## COLLECTED DATA
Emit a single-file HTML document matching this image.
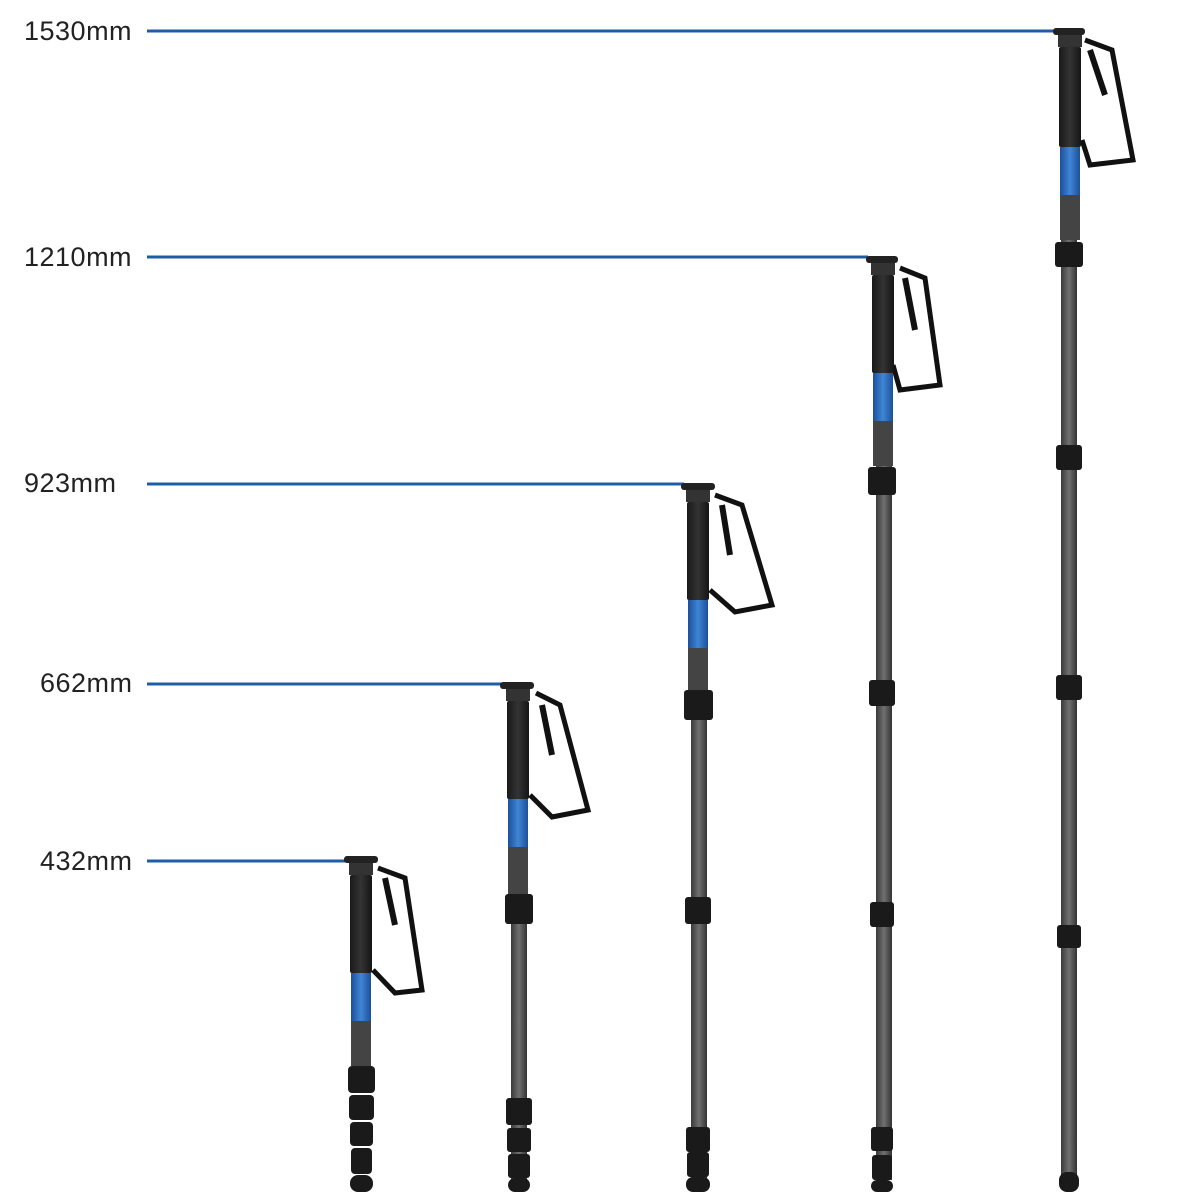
<!DOCTYPE html>
<html><head><style>
html,body{margin:0;padding:0;background:#fff;}
svg{display:block;}
text{font-family:"Liberation Sans",sans-serif;font-size:27px;fill:#222;letter-spacing:0.5px;}
</style></head><body>
<svg width="1200" height="1200" viewBox="0 0 1200 1200">
<defs>
<linearGradient id="cf" x1="0" x2="1"><stop offset="0" stop-color="#3a3a3a"/><stop offset="0.5" stop-color="#707070"/><stop offset="1" stop-color="#333"/></linearGradient>
<linearGradient id="gr" x1="0" x2="1"><stop offset="0" stop-color="#1a1a1a"/><stop offset="0.5" stop-color="#333"/><stop offset="1" stop-color="#151515"/></linearGradient>
<linearGradient id="bl" x1="0" x2="1"><stop offset="0" stop-color="#1c4f9a"/><stop offset="0.5" stop-color="#3f86d6"/><stop offset="1" stop-color="#1c4f9a"/></linearGradient>
</defs>
<g stroke="#1f5ca6" stroke-width="3">
<line x1="147" y1="31" x2="1058" y2="31"/>
<line x1="147" y1="257" x2="868" y2="257"/>
<line x1="147" y1="484" x2="684" y2="484"/>
<line x1="147" y1="684" x2="502" y2="684"/>
<line x1="147" y1="861" x2="346" y2="861"/>
</g>
<text x="24" y="40">1530mm</text>
<text x="24" y="266">1210mm</text>
<text x="24" y="492">923mm</text>
<text x="40" y="692">662mm</text>
<text x="40" y="870">432mm</text>

<!-- Pod 5 -->
<g>
<path d="M1085 40 L1112 50 L1133 160 L1090 165 L1082 140" fill="none" stroke="#111" stroke-width="5"/>
<path d="M1090 50 L1105 95" stroke="#111" stroke-width="6"/>
<rect x="1061" y="150" width="16" height="1030" fill="url(#cf)"/>
<rect x="1053" y="28" width="32" height="7" rx="3" fill="#222"/>
<rect x="1058" y="35" width="24" height="12" fill="#333"/>
<rect x="1059" y="47" width="22" height="100" rx="2" fill="url(#gr)"/>
<rect x="1060" y="147" width="20" height="48" fill="url(#bl)"/>
<rect x="1060" y="195" width="20" height="45" fill="#444"/>
<rect x="1055" y="242" width="28" height="25" rx="3" fill="#1a1a1a"/>
<rect x="1056" y="445" width="26" height="25" rx="3" fill="#1a1a1a"/>
<rect x="1056" y="675" width="26" height="25" rx="3" fill="#1a1a1a"/>
<rect x="1057" y="925" width="24" height="23" rx="3" fill="#1a1a1a"/>
<rect x="1059" y="1172" width="20" height="20" rx="8" fill="#1a1a1a"/>
</g>
<!-- Pod 4 -->
<g>
<path d="M900 268 L925 278 L940 385 L900 390 L893 365" fill="none" stroke="#111" stroke-width="5"/>
<path d="M905 278 L915 330" stroke="#111" stroke-width="6"/>
<rect x="876" y="375" width="16" height="805" fill="url(#cf)"/>
<rect x="866" y="256" width="32" height="7" rx="3" fill="#222"/>
<rect x="871" y="263" width="24" height="12" fill="#333"/>
<rect x="872" y="275" width="22" height="98" rx="2" fill="url(#gr)"/>
<rect x="873" y="373" width="20" height="48" fill="url(#bl)"/>
<rect x="873" y="421" width="20" height="45" fill="#444"/>
<rect x="868" y="467" width="28" height="28" rx="3" fill="#1a1a1a"/>
<rect x="869" y="680" width="26" height="26" rx="3" fill="#1a1a1a"/>
<rect x="870" y="902" width="24" height="25" rx="3" fill="#1a1a1a"/>
<rect x="871" y="1127" width="22" height="24" rx="3" fill="#1a1a1a"/>
<rect x="872" y="1155" width="20" height="25" rx="3" fill="#1a1a1a"/>
<rect x="871" y="1180" width="22" height="12" rx="6" fill="#1a1a1a"/>
</g>
<!-- Pod 3 -->
<g>
<path d="M715 495 L742 505 L772 605 L735 612 L710 590" fill="none" stroke="#111" stroke-width="5"/>
<path d="M722 505 L730 555" stroke="#111" stroke-width="6"/>
<rect x="691" y="600" width="16" height="580" fill="url(#cf)"/>
<rect x="681" y="483" width="34" height="7" rx="3" fill="#222"/>
<rect x="686" y="490" width="24" height="12" fill="#333"/>
<rect x="687" y="502" width="22" height="98" rx="2" fill="url(#gr)"/>
<rect x="688" y="600" width="20" height="48" fill="url(#bl)"/>
<rect x="688" y="648" width="20" height="42" fill="#444"/>
<rect x="684" y="690" width="29" height="30" rx="3" fill="#1a1a1a"/>
<rect x="685" y="897" width="26" height="27" rx="3" fill="#1a1a1a"/>
<rect x="686" y="1127" width="24" height="25" rx="3" fill="#1a1a1a"/>
<rect x="687" y="1152" width="22" height="25" rx="3" fill="#1a1a1a"/>
<rect x="686" y="1177" width="24" height="15" rx="7" fill="#1a1a1a"/>
</g>
<!-- Pod 2 -->
<g>
<path d="M536 693 L560 705 L588 810 L552 817 L530 795" fill="none" stroke="#111" stroke-width="5"/>
<path d="M542 705 L552 755" stroke="#111" stroke-width="6"/>
<rect x="511" y="800" width="16" height="380" fill="url(#cf)"/>
<rect x="500" y="682" width="34" height="7" rx="3" fill="#222"/>
<rect x="506" y="689" width="24" height="12" fill="#333"/>
<rect x="507" y="701" width="22" height="98" rx="2" fill="url(#gr)"/>
<rect x="508" y="799" width="20" height="48" fill="url(#bl)"/>
<rect x="508" y="847" width="20" height="47" fill="#444"/>
<rect x="505" y="894" width="28" height="30" rx="3" fill="#1a1a1a"/>
<rect x="506" y="1098" width="26" height="27" rx="3" fill="#1a1a1a"/>
<rect x="507" y="1128" width="24" height="24" rx="3" fill="#1a1a1a"/>
<rect x="508" y="1154" width="22" height="24" rx="3" fill="#1a1a1a"/>
<rect x="508" y="1178" width="22" height="14" rx="7" fill="#1a1a1a"/>
</g>
<!-- Pod 1 -->
<g>
<path d="M378 868 L405 878 L422 990 L395 993 L373 970" fill="none" stroke="#111" stroke-width="5"/>
<path d="M385 878 L395 925" stroke="#111" stroke-width="6"/>
<rect x="344" y="856" width="34" height="7" rx="3" fill="#222"/>
<rect x="349" y="863" width="24" height="12" fill="#333"/>
<rect x="350" y="875" width="22" height="98" rx="2" fill="url(#gr)"/>
<rect x="351" y="973" width="20" height="48" fill="url(#bl)"/>
<rect x="351" y="1021" width="20" height="45" fill="#444"/>
<rect x="348" y="1066" width="27" height="27" rx="4" fill="#1a1a1a"/>
<rect x="349" y="1095" width="25" height="25" rx="4" fill="#1a1a1a"/>
<rect x="350" y="1122" width="23" height="24" rx="4" fill="#1a1a1a"/>
<rect x="351" y="1148" width="21" height="26" rx="4" fill="#1a1a1a"/>
<rect x="350" y="1175" width="23" height="17" rx="8" fill="#1a1a1a"/>
</g>
</svg>
</body></html>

## OBJECTIVE
Using the material above, set down every line exactly, but skip the pictures.

## THE RESPONSE
Emit a single-file HTML document matching this image.
<!DOCTYPE html>
<html><head><style>
html,body{margin:0;padding:0;background:#fff;}
svg{display:block;}
text{font-family:"Liberation Sans",sans-serif;font-size:27px;fill:#222;letter-spacing:0.5px;}
</style></head><body>
<svg width="1200" height="1200" viewBox="0 0 1200 1200">
<defs>
<linearGradient id="cf" x1="0" x2="1"><stop offset="0" stop-color="#3a3a3a"/><stop offset="0.5" stop-color="#707070"/><stop offset="1" stop-color="#333"/></linearGradient>
<linearGradient id="gr" x1="0" x2="1"><stop offset="0" stop-color="#1a1a1a"/><stop offset="0.5" stop-color="#333"/><stop offset="1" stop-color="#151515"/></linearGradient>
<linearGradient id="bl" x1="0" x2="1"><stop offset="0" stop-color="#1c4f9a"/><stop offset="0.5" stop-color="#3f86d6"/><stop offset="1" stop-color="#1c4f9a"/></linearGradient>
</defs>
<g stroke="#1f5ca6" stroke-width="3">
<line x1="147" y1="31" x2="1058" y2="31"/>
<line x1="147" y1="257" x2="868" y2="257"/>
<line x1="147" y1="484" x2="684" y2="484"/>
<line x1="147" y1="684" x2="502" y2="684"/>
<line x1="147" y1="861" x2="346" y2="861"/>
</g>
<text x="24" y="40">1530mm</text>
<text x="24" y="266">1210mm</text>
<text x="24" y="492">923mm</text>
<text x="40" y="692">662mm</text>
<text x="40" y="870">432mm</text>

<!-- Pod 5 -->
<g>
<path d="M1085 40 L1112 50 L1133 160 L1090 165 L1082 140" fill="none" stroke="#111" stroke-width="5"/>
<path d="M1090 50 L1105 95" stroke="#111" stroke-width="6"/>
<rect x="1061" y="150" width="16" height="1030" fill="url(#cf)"/>
<rect x="1053" y="28" width="32" height="7" rx="3" fill="#222"/>
<rect x="1058" y="35" width="24" height="12" fill="#333"/>
<rect x="1059" y="47" width="22" height="100" rx="2" fill="url(#gr)"/>
<rect x="1060" y="147" width="20" height="48" fill="url(#bl)"/>
<rect x="1060" y="195" width="20" height="45" fill="#444"/>
<rect x="1055" y="242" width="28" height="25" rx="3" fill="#1a1a1a"/>
<rect x="1056" y="445" width="26" height="25" rx="3" fill="#1a1a1a"/>
<rect x="1056" y="675" width="26" height="25" rx="3" fill="#1a1a1a"/>
<rect x="1057" y="925" width="24" height="23" rx="3" fill="#1a1a1a"/>
<rect x="1059" y="1172" width="20" height="20" rx="8" fill="#1a1a1a"/>
</g>
<!-- Pod 4 -->
<g>
<path d="M900 268 L925 278 L940 385 L900 390 L893 365" fill="none" stroke="#111" stroke-width="5"/>
<path d="M905 278 L915 330" stroke="#111" stroke-width="6"/>
<rect x="876" y="375" width="16" height="805" fill="url(#cf)"/>
<rect x="866" y="256" width="32" height="7" rx="3" fill="#222"/>
<rect x="871" y="263" width="24" height="12" fill="#333"/>
<rect x="872" y="275" width="22" height="98" rx="2" fill="url(#gr)"/>
<rect x="873" y="373" width="20" height="48" fill="url(#bl)"/>
<rect x="873" y="421" width="20" height="45" fill="#444"/>
<rect x="868" y="467" width="28" height="28" rx="3" fill="#1a1a1a"/>
<rect x="869" y="680" width="26" height="26" rx="3" fill="#1a1a1a"/>
<rect x="870" y="902" width="24" height="25" rx="3" fill="#1a1a1a"/>
<rect x="871" y="1127" width="22" height="24" rx="3" fill="#1a1a1a"/>
<rect x="872" y="1155" width="20" height="25" rx="3" fill="#1a1a1a"/>
<rect x="871" y="1180" width="22" height="12" rx="6" fill="#1a1a1a"/>
</g>
<!-- Pod 3 -->
<g>
<path d="M715 495 L742 505 L772 605 L735 612 L710 590" fill="none" stroke="#111" stroke-width="5"/>
<path d="M722 505 L730 555" stroke="#111" stroke-width="6"/>
<rect x="691" y="600" width="16" height="580" fill="url(#cf)"/>
<rect x="681" y="483" width="34" height="7" rx="3" fill="#222"/>
<rect x="686" y="490" width="24" height="12" fill="#333"/>
<rect x="687" y="502" width="22" height="98" rx="2" fill="url(#gr)"/>
<rect x="688" y="600" width="20" height="48" fill="url(#bl)"/>
<rect x="688" y="648" width="20" height="42" fill="#444"/>
<rect x="684" y="690" width="29" height="30" rx="3" fill="#1a1a1a"/>
<rect x="685" y="897" width="26" height="27" rx="3" fill="#1a1a1a"/>
<rect x="686" y="1127" width="24" height="25" rx="3" fill="#1a1a1a"/>
<rect x="687" y="1152" width="22" height="25" rx="3" fill="#1a1a1a"/>
<rect x="686" y="1177" width="24" height="15" rx="7" fill="#1a1a1a"/>
</g>
<!-- Pod 2 -->
<g>
<path d="M536 693 L560 705 L588 810 L552 817 L530 795" fill="none" stroke="#111" stroke-width="5"/>
<path d="M542 705 L552 755" stroke="#111" stroke-width="6"/>
<rect x="511" y="800" width="16" height="380" fill="url(#cf)"/>
<rect x="500" y="682" width="34" height="7" rx="3" fill="#222"/>
<rect x="506" y="689" width="24" height="12" fill="#333"/>
<rect x="507" y="701" width="22" height="98" rx="2" fill="url(#gr)"/>
<rect x="508" y="799" width="20" height="48" fill="url(#bl)"/>
<rect x="508" y="847" width="20" height="47" fill="#444"/>
<rect x="505" y="894" width="28" height="30" rx="3" fill="#1a1a1a"/>
<rect x="506" y="1098" width="26" height="27" rx="3" fill="#1a1a1a"/>
<rect x="507" y="1128" width="24" height="24" rx="3" fill="#1a1a1a"/>
<rect x="508" y="1154" width="22" height="24" rx="3" fill="#1a1a1a"/>
<rect x="508" y="1178" width="22" height="14" rx="7" fill="#1a1a1a"/>
</g>
<!-- Pod 1 -->
<g>
<path d="M378 868 L405 878 L422 990 L395 993 L373 970" fill="none" stroke="#111" stroke-width="5"/>
<path d="M385 878 L395 925" stroke="#111" stroke-width="6"/>
<rect x="344" y="856" width="34" height="7" rx="3" fill="#222"/>
<rect x="349" y="863" width="24" height="12" fill="#333"/>
<rect x="350" y="875" width="22" height="98" rx="2" fill="url(#gr)"/>
<rect x="351" y="973" width="20" height="48" fill="url(#bl)"/>
<rect x="351" y="1021" width="20" height="45" fill="#444"/>
<rect x="348" y="1066" width="27" height="27" rx="4" fill="#1a1a1a"/>
<rect x="349" y="1095" width="25" height="25" rx="4" fill="#1a1a1a"/>
<rect x="350" y="1122" width="23" height="24" rx="4" fill="#1a1a1a"/>
<rect x="351" y="1148" width="21" height="26" rx="4" fill="#1a1a1a"/>
<rect x="350" y="1175" width="23" height="17" rx="8" fill="#1a1a1a"/>
</g>
</svg>
</body></html>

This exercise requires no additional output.